Although the Constructivist movement produced many pioneering and unique projects and had a great impact on contemporary architecture during the Soviet period since late 1930s the Constructivist buildings were neglected and people nowadays don't appreciate this unique heritage, while it's one of the very few things Russians should be actually proud of. With this map we wanted to attract attention to the problem of demolition of the Constructivist architecture in Moscow and to show it's pure exceptional beauty.
The main reason why we created this map and also the main challenge was to focus on the problem of demolition of the Constructivist buildings in Moscow. Many Constructivist architectural masterpieces are either in ruins or under threat of demolition nowadays so the land could be sold to developers. Despite all the public protests and numerous petitions Russia's unique architectural heritage is destroyed by the authorities.

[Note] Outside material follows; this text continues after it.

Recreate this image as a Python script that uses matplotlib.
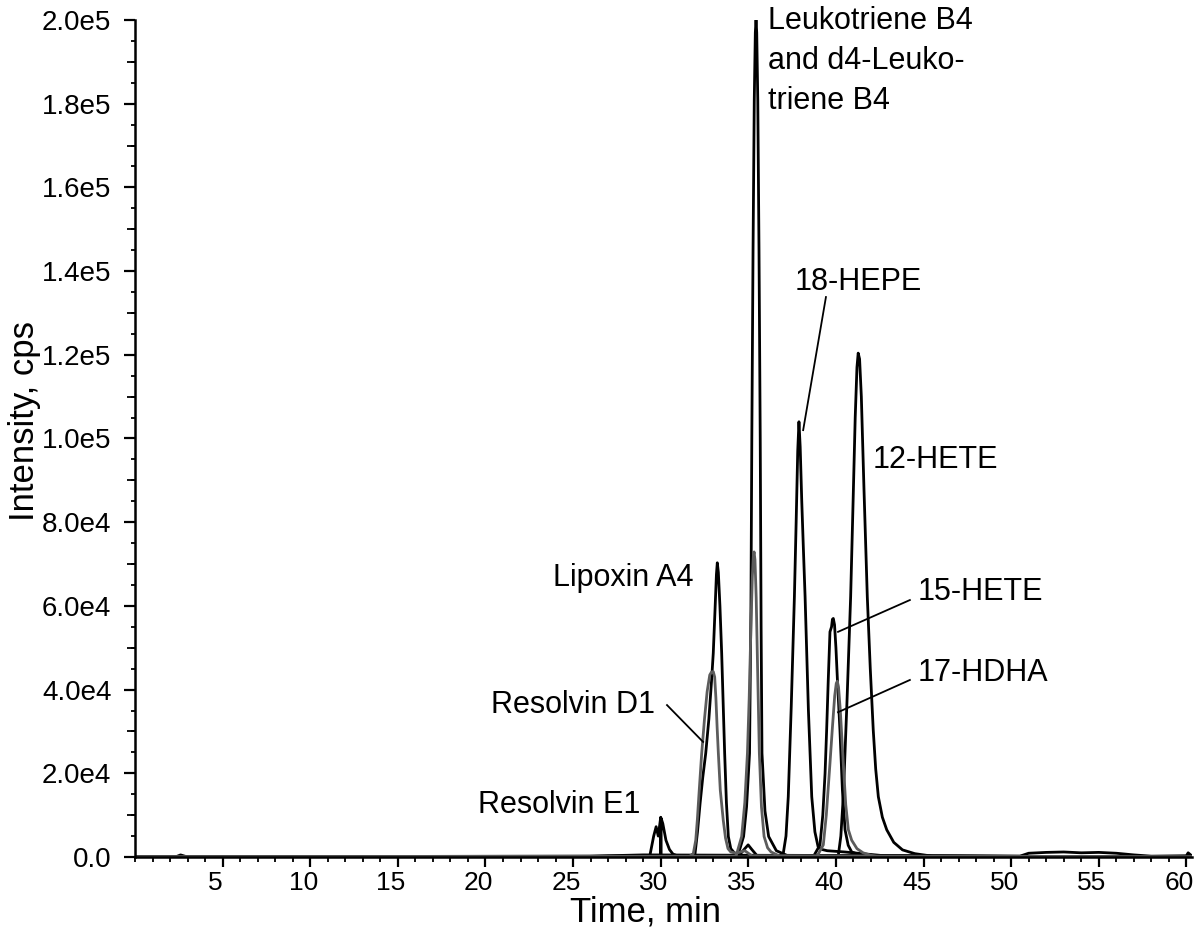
import matplotlib
matplotlib.use("Agg")
import matplotlib.pyplot as plt
import matplotlib.transforms as mtransforms
from matplotlib.ticker import MultipleLocator, FuncFormatter, FixedLocator

plt.rcParams['font.family'] = ['Liberation Sans', 'DejaVu Sans']

# ---------------- data ----------------
# black traces
rve1_t = [0, 29.2, 29.39, 29.6, 29.74, 29.86, 29.97, 30.0, 30.0, 30.02, 30.02, 30.12, 30.3, 30.5, 30.7, 31.0, 31.3, 60.3]
rve1_v = [0, 0, 500, 5000, 7240, 5000, 8500, 9500, 0, 0, 9300, 8000, 4000, 1800, 700, 200, 0, 0]

lxa4_t = [0, 31.5, 31.96, 32.1, 32.25, 32.4, 32.57, 32.75, 32.9, 33.0, 33.1, 33.18, 33.23, 33.29, 33.38,
          33.48, 33.57, 33.65, 33.75, 33.86, 34.0, 34.2, 34.5, 34.8, 34.99, 35.2, 35.5, 60.3]
lxa4_v = [0, 0, 800, 6000, 12900, 19000, 24800, 33000, 42000, 48700, 59000, 67500, 70300, 68000, 60000,
          48700, 36000, 24800, 13000, 4900, 2000, 1000, 500, 2000, 2900, 1800, 300, 0]

ltb4_t = [0, 34.4, 34.73, 34.9, 35.07, 35.15, 35.2, 35.27, 35.34, 35.4, 35.44, 35.48, 35.54, 35.61, 35.68,
          35.73, 35.78, 35.95, 36.16, 36.6, 37.2, 60.3]
ltb4_v = [0, 300, 4900, 12000, 24800, 60000, 100000, 145000, 181000, 197000, 200000, 197000, 181000, 145000, 100000,
          55000, 24800, 11000, 4900, 1500, 400, 0]

hepe18_t = [0, 36.7, 37.0, 37.15, 37.28, 37.45, 37.63, 37.73, 37.82, 37.89, 37.96, 38.05, 38.14, 38.24, 38.43,
            38.62, 38.8, 38.98, 39.2, 39.5, 40.5, 41.5, 42.5, 43.5, 60.3]
hepe18_v = [0, 0, 1000, 5000, 14400, 36000, 62200, 80000, 97000, 104000, 98000, 85000, 74000, 62200, 35000,
            14400, 6000, 2500, 1800, 1500, 1200, 800, 400, 0, 0]

hete15_t = [0, 38.7, 39.09, 39.25, 39.38, 39.47, 39.56, 39.66, 39.75, 39.8, 39.85, 39.92, 40.0, 40.1, 40.23,
            40.37, 40.52, 40.7, 40.9, 41.5, 60.3]
hete15_v = [0, 0, 2900, 10000, 20000, 30300, 42000, 53800, 55000, 56800, 57000, 55500, 50000, 41000, 30300,
            16000, 6500, 2800, 1200, 300, 0]

hete12_t = [0, 39.9, 40.14, 40.28, 40.42, 40.63, 40.84, 40.98, 41.1, 41.2, 41.27, 41.35, 41.45, 41.6, 41.79,
            41.96, 42.13, 42.27, 42.42, 42.65, 42.9, 43.3, 43.8, 44.5, 45.5, 60.3]
hete12_v = [0, 0, 500, 5000, 14400, 37000, 62200, 85000, 105000, 117000, 120400, 119000, 110000, 88000, 62200,
            45000, 30300, 21000, 14400, 9500, 6500, 3500, 1700, 800, 200, 0]

baseline_t = [0, 2.3, 2.6, 3.0, 25.0, 27.0, 29.0, 50.5, 51.0, 52.0, 53.0, 54.0, 55.0, 56.0, 57.0, 58.0, 60.0, 60.1, 60.3]
baseline_v = [0, 0, 500, 0, 0, 300, 500, 200, 900, 1100, 1200, 1000, 1100, 900, 500, 200, 300, 1000, 300]

# gray traces
rvd1_t = [0, 31.6, 31.86, 32.0, 32.09, 32.2, 32.34, 32.5, 32.65, 32.8, 32.9, 33.0, 33.08, 33.15, 33.22,
          33.29, 33.4, 33.57, 33.7, 33.84, 34.0, 34.3, 34.8, 35.2, 60.3]
rvd1_v = [0, 0, 800, 4000, 8800, 16000, 24800, 33000, 39500, 43500, 44200, 44300, 43000, 38000, 31000,
          24800, 16000, 8800, 4500, 2000, 1200, 900, 1500, 300, 0]

d4ltb4_t = [0, 34.3, 34.62, 34.8, 34.95, 35.05, 35.15, 35.23, 35.29, 35.33, 35.38, 35.45, 35.53, 35.63, 35.75,
            35.9, 36.1, 36.3, 36.8, 60.3]
d4ltb4_v = [0, 200, 4900, 13000, 24800, 38000, 55000, 67000, 72000, 72900, 71000, 62000, 45000, 24800, 12000,
            4900, 2200, 1200, 200, 0]

hdha17_t = [0, 38.9, 39.28, 39.45, 39.66, 39.8, 39.93, 40.02, 40.08, 40.15, 40.25, 40.42, 40.56, 40.71, 40.9,
            41.2, 41.55, 42.0, 42.5, 60.3]
hdha17_v = [0, 0, 2900, 10000, 22400, 31000, 38500, 41500, 42000, 40500, 35000, 22400, 12500, 6500, 4000,
            2000, 1000, 400, 0, 0]

black_traces = [(baseline_t, baseline_v), (rve1_t, rve1_v), (lxa4_t, lxa4_v), (ltb4_t, ltb4_v),
                (hepe18_t, hepe18_v), (hete15_t, hete15_v), (hete12_t, hete12_v)]
gray_traces = [(rvd1_t, rvd1_v), (d4ltb4_t, d4ltb4_v), (hdha17_t, hdha17_v)]

x_major = [5, 10, 15, 20, 25, 30, 35, 40, 45, 50, 55, 60]

# ---------------- figure ----------------
fig = plt.figure(figsize=(12, 9.27), dpi=100)
ax = fig.add_axes([135 / 1200, 70 / 927, (1192 - 135) / 1200, (857 - 20) / 927])

for t, v in black_traces:
    ax.plot(t, v, color='black', lw=2.0, solid_joinstyle='round')
for t, v in gray_traces:
    ax.plot(t, v, color='#5c5c5c', lw=2.0, solid_joinstyle='round')

ax.set_xlim(0, 60.32)
ax.set_ylim(0, 2.0e5)

for s in ['top', 'right']:
    ax.spines[s].set_visible(False)
for s in ['left', 'bottom']:
    ax.spines[s].set_linewidth(1.8)

ax.xaxis.set_major_locator(FixedLocator(x_major))
ax.xaxis.set_minor_locator(MultipleLocator(1))
ax.yaxis.set_major_locator(MultipleLocator(2e4))
ax.yaxis.set_minor_locator(MultipleLocator(5e3))


def yfmt(v, pos):
    if v == 0:
        return '0.0'
    exp = len(str(int(round(v)))) - 1
    return '%.1fe%d' % (v / 10 ** exp, exp)


ax.yaxis.set_major_formatter(FuncFormatter(yfmt))
ax.xaxis.set_major_formatter(FuncFormatter(lambda v, p: '%d' % v))

ax.tick_params(axis='y', which='major', direction='out', length=8, width=1.6, labelsize=20, pad=9)
ax.tick_params(axis='y', which='minor', direction='out', length=3, width=1.3)
ax.tick_params(axis='x', which='major', direction='out', length=7, width=1.6, labelsize=19, pad=3)
ax.tick_params(axis='x', which='minor', direction='out', length=3.5, width=1.3)

sec = ax.secondary_yaxis('left')
sec.set_yticks([1e4 * k for k in range(1, 20, 2)])
sec.tick_params(length=5.5, width=1.3, labelleft=False)
sec.spines['left'].set_visible(False)

offset = mtransforms.ScaledTranslation(-7 / 100, 0, fig.dpi_scale_trans)
for lbl in ax.xaxis.get_majorticklabels():
    lbl.set_transform(lbl.get_transform() + offset)

fig.text(25 / 1200, 1 - 421 / 927, 'Intensity, cps', rotation=90, ha='center', va='center', fontsize=25)
fig.text(645 / 1200, 1 - 922 / 927, 'Time, min', ha='center', va='baseline', fontsize=25)

fs = 22
ax.text(36.12, 203300, 'Leukotriene B4\nand d4-Leuko-\ntriene B4', ha='left', va='top',
        fontsize=fs, linespacing=1.42, clip_on=False)
ax.text(37.66, 137400, '18-HEPE', ha='left', va='center', fontsize=fs)
ax.text(42.12, 94900, '12-HETE', ha='left', va='center', fontsize=fs)
ax.text(44.69, 63300, '15-HETE', ha='left', va='center', fontsize=fs)
ax.text(44.69, 44000, '17-HDHA', ha='left', va='center', fontsize=fs)
ax.text(31.85, 66700, 'Lipoxin A4', ha='right', va='center', fontsize=fs)
ax.text(29.68, 36300, 'Resolvin D1', ha='right', va='center', fontsize=fs)
ax.text(28.82, 12400, 'Resolvin E1', ha='right', va='center', fontsize=fs)

line_kw = dict(color='black', lw=1.3)
ax.plot([39.43, 38.13], [133800, 102000], **line_kw)
ax.plot([44.22, 40.12], [61400, 53800], **line_kw)
ax.plot([44.22, 40.12], [42300, 34600], **line_kw)
ax.plot([30.36, 32.42], [36300, 27500], **line_kw)

fig.savefig('out.png', dpi=100)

Besides these 180 leading examples of Constructivist architecture in Moscow we included into the map some remarkable elements of Russian industrial art from the 1920s and 1930s. The four roundels refer to Soviet textile and porcelain design of 1920-1930 and their propaganda capacities celebrating industrialization, electrification, collective farming and aeronautics, announcing an era of a new type of human, trained by the overall mechanization of everyday life. Some of the patterns we used celebrate the work of Russian designers Lyubov Popova and Varvara Stepanova who helped pave the way for all modern day graphic designers as they created art with a purpose in hopes of bettering the society in which they lived.